Pak Lah’s inaugural blog most welcome but is he prepared to consistently take up the cudgel to champion moderation against baneful developments like the upsurge of intolerance and extremism and the sedition dragnet which have created a climate of fear
Former Prime Minister Tun Abdullah Ahmad Badawi’s inaugural blog on Malaysia Day yesterday is most welcome, especially as it addressed the biggest issue haunting Malaysia since his premiership – the rearing of the ugly head of intolerance and extremism among a raucous few preaching the politics of hatred and falsehoods, causing the worst racial and religious polarization in the history of plural Malaysia.
As a result, we have the sad spectacle yesterday of the former Higher Education Minister, Datuk Saifuddin Abdullah, who as Chief Executive Officer of the Global Movement of Moderates Foundation (GMM), which is one of the initiatives of Prime Minister, Datuk Seri Najib Razak, who have to ask for no media coverage of a forum on the country’s future co-organised by GMM because of the climate of fear engendered by the recent selective and malicious sedition dragnet.
Although the “no media coverage” was to protect the participants at the GMM forum from falling victim to the current sedition spree, there is the feeling that even Saifuddin himself may not be safe from the sedition dragnet, although he was former Deputy Minister and hand-picked by the Prime Minister himself to be the CEO of GMM!
It would appear that the only persons who need not fear the sedition dragnet are those who had since Abdullah’s premiership and who have become more blatant in the Najib premiership been inciting racial and religious hatred and conflict through lies and falsehoods, the very people who had succeeded in forcing Abdullah’s early retirement as the fifth Prime Minister of Malaysia in the first place.
In his inaugural blog themed “The meaning of Independence and Unity”, Abdullah rightly said that Malaysians cannot only be united when celebrating something or in facing tragedy or disaster and warned against using the disastrous politics of fear to foster unity.
He said that the May 13, 1969 racial riots should be a lesson to all but not something to be brought up all the time.
He said: “Stop bringing it up. We should look ahead towards the future.”
It is sad and tragic, and an ominous sign of the recent times, that no top government leader, from the current Prime Minister to key Ministers, had spoken up against the irresponsible and unscrupulous exploitation of the May 13 tragedy, spinning a whole tissue of lies and falsehoods in furtherance of the politics of fear, utterly reckless of their adverse consequences on nation-building and promoting national unity out the diverse races and religions in the country.
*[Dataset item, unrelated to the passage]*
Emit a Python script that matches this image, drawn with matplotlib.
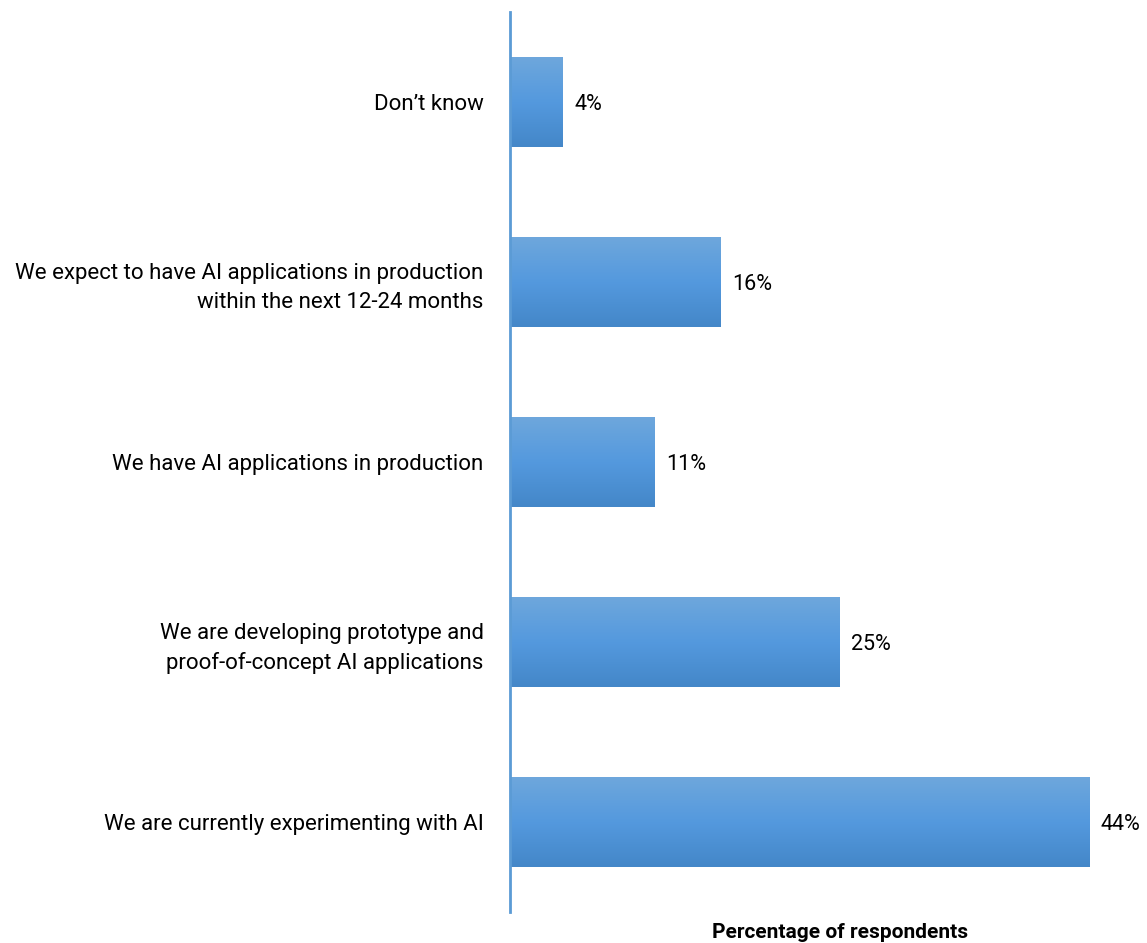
import matplotlib
matplotlib.use('Agg')
import matplotlib.pyplot as plt
import numpy as np
from matplotlib.colors import LinearSegmentedColormap

# Survey responses, top to bottom
categories = [
    'Don\u2019t know',
    'We expect to have AI applications in production\nwithin the next 12-24 months',
    'We have AI applications in production',
    'We are developing prototype and\nproof-of-concept AI applications',
    'We are currently experimenting with AI',
]
values = [4, 16, 11, 25, 44]
x_label = 'Percentage of respondents'

plt.rcParams['font.family'] = ['Liberation Sans Narrow', 'Roboto', 'DejaVu Sans']

# Vertical blue gradient used to fill each bar
bar_cmap = LinearSegmentedColormap.from_list(
    'bar_fill', ['#6ea7dc', '#5499de', '#4487c8'])


def run():
    fig = plt.figure(figsize=(11.47, 9.43), dpi=100)
    ax = fig.add_axes([510 / 1147, 31 / 943, 637 / 1147, 900 / 943])

    y = np.arange(len(categories))
    bars = ax.barh(y, values, height=0.5, color='#5499de', edgecolor='none')

    grad = np.linspace(0, 1, 256).reshape(-1, 1)
    for bar in bars:
        x0, y0 = bar.get_x(), bar.get_y()
        w, h = bar.get_width(), bar.get_height()
        im = ax.imshow(grad, cmap=bar_cmap, aspect='auto',
                       extent=(x0, x0 + w, y0 + h, y0),
                       interpolation='bilinear', zorder=2)
        im.set_clip_path(bar)

    for yi, v in zip(y, values):
        ax.text(v + 0.9, yi, f'{v}%', va='center_baseline', ha='left',
                fontsize=15.5)

    ax.set_ylim(len(categories) - 0.5, -0.5)
    ax.set_xlim(0, 48.4)

    ax.set_yticks(y)
    ax.set_yticklabels(categories, fontsize=16, ha='right',
                       multialignment='right', linespacing=1.45)
    ax.tick_params(axis='y', length=0, pad=19)
    ax.set_xticks([])

    for pos in ['right', 'top', 'bottom']:
        ax.spines[pos].set_visible(False)
    ax.spines['left'].set_color('#5b9bd5')
    ax.spines['left'].set_linewidth(2)

    fig.text(840 / 1147, 1 - 932 / 943, x_label, ha='center', va='center',
             fontsize=15, fontweight='bold')

    fig.savefig('out.png', dpi=100)


if __name__ == '__main__':
    run()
Public funds were even expended to demonise the Opposition in the film Tanda Putera.
Abdullah lamented that the focus now is no longer on the nation’s diversity but differences in the form of political thinking, race, religion, social status, which have resulted in quarrels.
He blogged: “Tolerance and respect have declined. The freedom to express which we have now is used to express hatred in the social media and internet.
“I am saddened by what is happening in our beloved country although there are efforts to foster unity among the races.”
The former Prime Minister’s concerns are most valid and justified.
But is he prepared, through his blogs, to consistently take up the cudgel to champion moderation against baneful developments like the upsurge of intolerance and extremism and the sedition dragnet which have created a climate of fear in country, as if we are in the midst of a “white terror” in a prelude to Ops Lalang 2?